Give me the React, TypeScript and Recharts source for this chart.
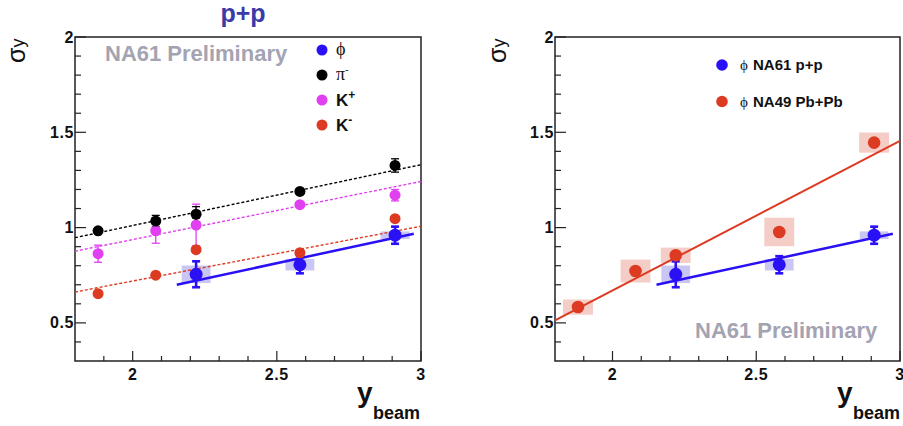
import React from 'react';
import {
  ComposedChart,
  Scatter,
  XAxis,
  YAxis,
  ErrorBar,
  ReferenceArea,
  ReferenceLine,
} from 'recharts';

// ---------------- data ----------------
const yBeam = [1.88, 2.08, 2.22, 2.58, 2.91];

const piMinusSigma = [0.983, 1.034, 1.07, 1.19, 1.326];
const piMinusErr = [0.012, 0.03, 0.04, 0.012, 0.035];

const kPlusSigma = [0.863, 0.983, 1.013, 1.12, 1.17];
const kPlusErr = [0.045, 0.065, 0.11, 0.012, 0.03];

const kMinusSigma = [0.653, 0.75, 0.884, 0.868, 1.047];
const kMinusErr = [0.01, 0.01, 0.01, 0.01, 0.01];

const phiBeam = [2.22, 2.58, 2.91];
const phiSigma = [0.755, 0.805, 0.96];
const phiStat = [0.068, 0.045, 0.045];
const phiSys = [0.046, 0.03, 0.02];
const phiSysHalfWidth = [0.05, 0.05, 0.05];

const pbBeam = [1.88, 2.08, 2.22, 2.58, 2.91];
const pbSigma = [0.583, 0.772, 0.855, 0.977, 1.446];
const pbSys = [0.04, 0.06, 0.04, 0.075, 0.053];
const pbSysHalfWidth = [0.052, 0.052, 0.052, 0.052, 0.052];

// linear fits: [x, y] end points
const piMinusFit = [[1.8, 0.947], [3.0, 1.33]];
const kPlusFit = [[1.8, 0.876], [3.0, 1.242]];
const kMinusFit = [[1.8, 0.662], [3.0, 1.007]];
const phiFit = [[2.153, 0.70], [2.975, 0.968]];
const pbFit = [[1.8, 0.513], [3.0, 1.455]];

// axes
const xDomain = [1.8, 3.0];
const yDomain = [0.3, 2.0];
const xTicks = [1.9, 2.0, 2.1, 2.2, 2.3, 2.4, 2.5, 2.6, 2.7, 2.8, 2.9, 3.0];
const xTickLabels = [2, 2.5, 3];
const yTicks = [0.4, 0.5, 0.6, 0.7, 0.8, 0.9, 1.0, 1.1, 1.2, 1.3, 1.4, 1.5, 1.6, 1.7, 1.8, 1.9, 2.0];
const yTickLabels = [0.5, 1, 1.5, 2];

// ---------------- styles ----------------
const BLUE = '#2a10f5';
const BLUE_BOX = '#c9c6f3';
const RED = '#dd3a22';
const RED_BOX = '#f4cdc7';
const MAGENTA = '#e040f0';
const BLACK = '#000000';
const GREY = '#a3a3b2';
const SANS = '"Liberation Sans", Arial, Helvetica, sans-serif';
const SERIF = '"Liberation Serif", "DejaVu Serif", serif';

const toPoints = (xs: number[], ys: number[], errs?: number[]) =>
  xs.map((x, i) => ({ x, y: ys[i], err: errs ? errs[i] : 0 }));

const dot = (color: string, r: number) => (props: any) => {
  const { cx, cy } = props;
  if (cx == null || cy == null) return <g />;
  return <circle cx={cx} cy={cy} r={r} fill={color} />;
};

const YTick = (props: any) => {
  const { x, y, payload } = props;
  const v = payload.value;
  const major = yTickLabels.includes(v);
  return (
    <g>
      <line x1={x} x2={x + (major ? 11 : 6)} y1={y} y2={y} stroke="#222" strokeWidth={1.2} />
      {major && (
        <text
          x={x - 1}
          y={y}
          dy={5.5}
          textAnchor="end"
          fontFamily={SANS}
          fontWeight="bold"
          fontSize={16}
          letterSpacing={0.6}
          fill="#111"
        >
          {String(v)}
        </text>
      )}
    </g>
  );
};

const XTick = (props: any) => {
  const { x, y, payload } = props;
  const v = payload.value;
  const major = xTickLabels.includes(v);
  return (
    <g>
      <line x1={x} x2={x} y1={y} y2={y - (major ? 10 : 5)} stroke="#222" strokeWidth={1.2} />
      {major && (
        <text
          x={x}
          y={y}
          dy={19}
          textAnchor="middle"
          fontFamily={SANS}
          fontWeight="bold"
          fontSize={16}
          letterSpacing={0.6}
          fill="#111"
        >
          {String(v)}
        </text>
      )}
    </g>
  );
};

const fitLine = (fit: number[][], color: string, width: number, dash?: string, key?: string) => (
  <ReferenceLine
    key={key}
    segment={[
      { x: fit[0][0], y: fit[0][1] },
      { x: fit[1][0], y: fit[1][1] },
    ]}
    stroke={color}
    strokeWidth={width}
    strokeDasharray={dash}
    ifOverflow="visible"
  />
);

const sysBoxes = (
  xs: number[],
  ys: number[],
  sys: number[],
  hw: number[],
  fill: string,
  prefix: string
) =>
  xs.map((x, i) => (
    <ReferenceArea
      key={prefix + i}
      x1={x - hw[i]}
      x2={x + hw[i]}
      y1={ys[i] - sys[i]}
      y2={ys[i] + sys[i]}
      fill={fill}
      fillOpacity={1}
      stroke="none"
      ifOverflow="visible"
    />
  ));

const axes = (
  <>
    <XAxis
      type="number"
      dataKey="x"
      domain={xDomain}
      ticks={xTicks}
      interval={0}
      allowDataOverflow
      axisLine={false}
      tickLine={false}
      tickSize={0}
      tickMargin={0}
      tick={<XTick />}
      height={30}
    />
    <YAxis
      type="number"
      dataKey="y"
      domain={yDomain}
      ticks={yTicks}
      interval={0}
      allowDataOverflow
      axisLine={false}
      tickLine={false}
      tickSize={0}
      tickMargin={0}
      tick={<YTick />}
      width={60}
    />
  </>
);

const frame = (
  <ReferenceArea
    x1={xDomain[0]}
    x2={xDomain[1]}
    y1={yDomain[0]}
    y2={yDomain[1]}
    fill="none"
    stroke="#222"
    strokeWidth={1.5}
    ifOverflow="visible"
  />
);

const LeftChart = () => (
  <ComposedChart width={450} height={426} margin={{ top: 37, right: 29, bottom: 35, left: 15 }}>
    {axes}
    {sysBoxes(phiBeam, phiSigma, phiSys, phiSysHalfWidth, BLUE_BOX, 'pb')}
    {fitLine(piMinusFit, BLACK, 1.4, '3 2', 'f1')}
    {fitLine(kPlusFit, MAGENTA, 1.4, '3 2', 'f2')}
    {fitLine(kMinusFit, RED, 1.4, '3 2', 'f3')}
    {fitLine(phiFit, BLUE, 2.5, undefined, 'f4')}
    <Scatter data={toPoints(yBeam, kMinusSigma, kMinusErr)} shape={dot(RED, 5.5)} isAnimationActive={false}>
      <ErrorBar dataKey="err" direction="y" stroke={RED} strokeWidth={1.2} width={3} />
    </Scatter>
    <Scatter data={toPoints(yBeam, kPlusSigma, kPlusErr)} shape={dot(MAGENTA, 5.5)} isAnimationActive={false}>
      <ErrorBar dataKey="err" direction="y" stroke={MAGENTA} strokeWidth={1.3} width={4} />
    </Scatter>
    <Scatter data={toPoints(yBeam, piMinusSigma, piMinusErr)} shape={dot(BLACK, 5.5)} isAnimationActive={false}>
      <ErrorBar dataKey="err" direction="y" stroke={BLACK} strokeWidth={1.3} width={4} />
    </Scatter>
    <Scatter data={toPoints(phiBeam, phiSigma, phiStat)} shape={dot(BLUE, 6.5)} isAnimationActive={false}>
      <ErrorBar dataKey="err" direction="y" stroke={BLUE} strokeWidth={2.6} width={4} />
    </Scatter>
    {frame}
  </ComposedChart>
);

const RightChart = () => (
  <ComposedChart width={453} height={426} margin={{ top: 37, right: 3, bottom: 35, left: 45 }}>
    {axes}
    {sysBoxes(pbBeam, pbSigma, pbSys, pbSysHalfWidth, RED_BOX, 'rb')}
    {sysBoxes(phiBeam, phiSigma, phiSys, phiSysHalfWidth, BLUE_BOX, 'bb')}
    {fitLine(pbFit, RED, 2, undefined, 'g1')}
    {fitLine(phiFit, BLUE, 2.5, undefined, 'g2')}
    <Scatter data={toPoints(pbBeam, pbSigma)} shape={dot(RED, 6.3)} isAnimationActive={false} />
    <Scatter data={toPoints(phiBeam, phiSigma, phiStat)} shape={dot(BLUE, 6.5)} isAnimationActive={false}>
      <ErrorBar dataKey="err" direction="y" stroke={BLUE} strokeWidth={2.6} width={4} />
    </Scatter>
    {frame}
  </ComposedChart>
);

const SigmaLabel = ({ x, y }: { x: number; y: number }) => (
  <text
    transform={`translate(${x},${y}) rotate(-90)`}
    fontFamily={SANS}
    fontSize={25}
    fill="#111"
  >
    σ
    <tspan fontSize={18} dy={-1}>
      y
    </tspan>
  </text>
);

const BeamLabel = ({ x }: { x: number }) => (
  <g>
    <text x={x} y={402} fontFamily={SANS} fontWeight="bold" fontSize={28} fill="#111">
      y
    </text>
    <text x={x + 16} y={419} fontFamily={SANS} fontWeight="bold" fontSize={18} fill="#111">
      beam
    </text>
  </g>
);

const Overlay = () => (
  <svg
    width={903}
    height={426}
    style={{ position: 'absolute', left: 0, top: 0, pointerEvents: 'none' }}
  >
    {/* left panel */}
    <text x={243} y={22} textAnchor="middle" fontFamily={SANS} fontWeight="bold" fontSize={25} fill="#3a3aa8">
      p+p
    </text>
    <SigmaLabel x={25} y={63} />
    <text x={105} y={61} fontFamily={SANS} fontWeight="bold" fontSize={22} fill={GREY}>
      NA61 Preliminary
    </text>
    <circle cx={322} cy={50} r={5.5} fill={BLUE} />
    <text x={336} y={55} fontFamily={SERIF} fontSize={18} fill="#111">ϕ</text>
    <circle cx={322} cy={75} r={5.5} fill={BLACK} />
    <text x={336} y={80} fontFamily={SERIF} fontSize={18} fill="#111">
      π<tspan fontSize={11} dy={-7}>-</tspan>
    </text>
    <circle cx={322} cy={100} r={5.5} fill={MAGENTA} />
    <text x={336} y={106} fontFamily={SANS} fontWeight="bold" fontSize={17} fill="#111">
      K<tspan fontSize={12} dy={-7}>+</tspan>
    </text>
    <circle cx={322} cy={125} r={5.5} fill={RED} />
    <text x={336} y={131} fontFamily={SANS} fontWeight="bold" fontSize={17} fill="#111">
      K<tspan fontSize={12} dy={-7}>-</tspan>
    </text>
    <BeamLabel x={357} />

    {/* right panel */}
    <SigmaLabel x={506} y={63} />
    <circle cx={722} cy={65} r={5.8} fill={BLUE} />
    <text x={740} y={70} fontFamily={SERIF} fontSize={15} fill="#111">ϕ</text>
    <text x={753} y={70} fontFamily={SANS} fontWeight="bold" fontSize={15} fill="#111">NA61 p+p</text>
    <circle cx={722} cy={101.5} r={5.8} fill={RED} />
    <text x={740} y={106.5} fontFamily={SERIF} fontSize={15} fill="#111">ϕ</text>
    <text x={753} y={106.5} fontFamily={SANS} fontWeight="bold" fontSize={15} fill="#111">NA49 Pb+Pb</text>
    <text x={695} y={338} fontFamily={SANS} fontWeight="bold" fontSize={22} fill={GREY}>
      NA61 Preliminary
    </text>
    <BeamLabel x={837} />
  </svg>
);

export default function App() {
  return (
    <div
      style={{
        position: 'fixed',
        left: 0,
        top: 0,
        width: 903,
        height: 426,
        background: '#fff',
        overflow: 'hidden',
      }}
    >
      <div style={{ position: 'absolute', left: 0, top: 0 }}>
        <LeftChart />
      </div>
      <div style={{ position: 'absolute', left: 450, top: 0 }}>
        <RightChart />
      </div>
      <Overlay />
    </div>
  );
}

__AIM__.
Return exactly what appears from the opening line of the material through the line with "const pbFit = [[1.8, 0.513], [3.0, 1.455]];", apart from the pictures.

__EXERCISE ANSWER__.
Give me the React, TypeScript and Recharts source for this chart.
import React from 'react';
import {
  ComposedChart,
  Scatter,
  XAxis,
  YAxis,
  ErrorBar,
  ReferenceArea,
  ReferenceLine,
} from 'recharts';

// ---------------- data ----------------
const yBeam = [1.88, 2.08, 2.22, 2.58, 2.91];

const piMinusSigma = [0.983, 1.034, 1.07, 1.19, 1.326];
const piMinusErr = [0.012, 0.03, 0.04, 0.012, 0.035];

const kPlusSigma = [0.863, 0.983, 1.013, 1.12, 1.17];
const kPlusErr = [0.045, 0.065, 0.11, 0.012, 0.03];

const kMinusSigma = [0.653, 0.75, 0.884, 0.868, 1.047];
const kMinusErr = [0.01, 0.01, 0.01, 0.01, 0.01];

const phiBeam = [2.22, 2.58, 2.91];
const phiSigma = [0.755, 0.805, 0.96];
const phiStat = [0.068, 0.045, 0.045];
const phiSys = [0.046, 0.03, 0.02];
const phiSysHalfWidth = [0.05, 0.05, 0.05];

const pbBeam = [1.88, 2.08, 2.22, 2.58, 2.91];
const pbSigma = [0.583, 0.772, 0.855, 0.977, 1.446];
const pbSys = [0.04, 0.06, 0.04, 0.075, 0.053];
const pbSysHalfWidth = [0.052, 0.052, 0.052, 0.052, 0.052];

// linear fits: [x, y] end points
const piMinusFit = [[1.8, 0.947], [3.0, 1.33]];
const kPlusFit = [[1.8, 0.876], [3.0, 1.242]];
const kMinusFit = [[1.8, 0.662], [3.0, 1.007]];
const phiFit = [[2.153, 0.70], [2.975, 0.968]];
const pbFit = [[1.8, 0.513], [3.0, 1.455]];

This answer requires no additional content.